Les femmes ne sont pas des objets

Michel Teuler

ChroniqueJe me vêts comme je veux, encore heureux.

Le 09/05/2019 à 12h02

Exit chaâbane et ses traditionnelles folies -toutes les vérités ne sont pas bonnes à dire, j’en ai fait l’expérience, je ne le regrette pas.

Bienvenue à ce mois de ramadan 2019.

Heu non, pardon. Mille quatre cent… Combien, déjà? Oups, encore oublié cet an de grâce là.

Scène banale de mon quotidien casablancais.

C’est décoiffée, chaussée de sandales, d’un pantalon et d’un haut à bretelles, que j’ai décidé en ce mois béni, voici deux jours, de descendre la poubelle en fin de journée, pour aller la jeter dans la benne à ordures à proximité de la maison.

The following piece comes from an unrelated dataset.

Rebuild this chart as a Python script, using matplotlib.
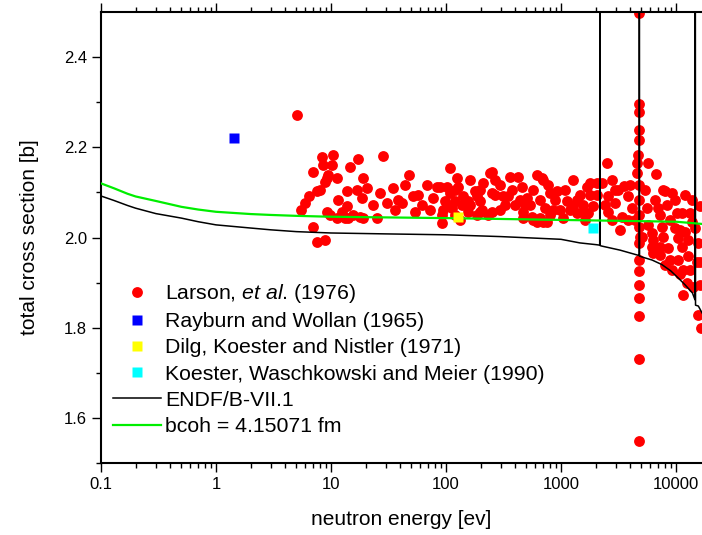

Un geste a priori anodin, que j’accomplis quotidiennement.

Deux jeunes hommes passaient par là.

Je me suis fait huer, en français : «on jeûne, couvre-toi!»

Avec mon sac poubelle, ils m’ont regardée comme si j’étais un appel au vice, à la luxure.

Avec mon sac poubelle, je leur ai semblé, tel un mirage, être une créature lascive, prête à leur abandonner mes charmes.

D’un geste suggestif, j’ai jeté le sac poubelle dans la benne.

Heu, non. En fait, j’ai brutalement jeté le sac poubelle dans la benne, leur ai servi deux doigts d’honneur et les ai traités du nom d’un animal de bât, pauvre bouc émissaire des Marocain.e.s en colère.

Désolée pour les ânes, les vrais, nous vous faisons là une énorme injustice.

Je suis ensuite rentrée, à grands pas furieux, dix mètres plus loin, chez moi.

Hors de moi, comme il se doit.

Car bafouée dans ma simple humanité.

Ma simple liberté d’être comme je l’entends.

Jeunes hommes, vous jeûnez?

Cela vous regarde, vous et votre foi.

Vous m’expliquerez à l’occasion le lien de causalité que vous effectuez entre la faim qui tenaille vos entrailles et ma tenue.

La semaine prochaine, de grandes chaleurs sont annoncées sur le Maroc, je ne vais pas me couvrir et suffoquer de chaleur pour faire du bien à vos instincts libidineux.

C’est pourtant si simple: ne me regardez pas, baissez chastement vos yeux.

Vivez votre foi, la pratique de celle-ci, en votre for intérieur. 

Je n’ai pas à subir vos humeurs, encore moins votre attirance pour «cette chose» à laquelle vous ne pouvez succomber alors que vous jeûnez.

Il est temps, plus que temps pour vous de vous réveiller, de vous rendre compte que nous vivons au XXIe siècle, que l’humanité a évolué, que les femmes ne sont pas des objets et forment la moitié, en nombre, de toutes les sociétés humaines.

Qu’un processus de développement réussi et harmonieux ne saurait s’accomplir sans cette indispensable moitié. 

Il est temps aussi pour vous de vous rendre compte que l’éducation, la culture, est la seule, l’unique voie pour vous, de vous sortir de la fange dans laquelle vous vous roulez, prisonniers de vos bas instincts.

Bref.

Je me vêts comme je veux, encore heureux.

Allez lire, andouilles.

Musclez ce truc spongieux qui vous sert de cerveau, dans lequel deux tous petits neurones se battent en duel, l’un en-dessous de la ceinture, l’autre en direction de l’estomac.

Vous avez de la chance, j’aurais pu vous traiter d’andouillettes. Mais je suis décidément trop bonne.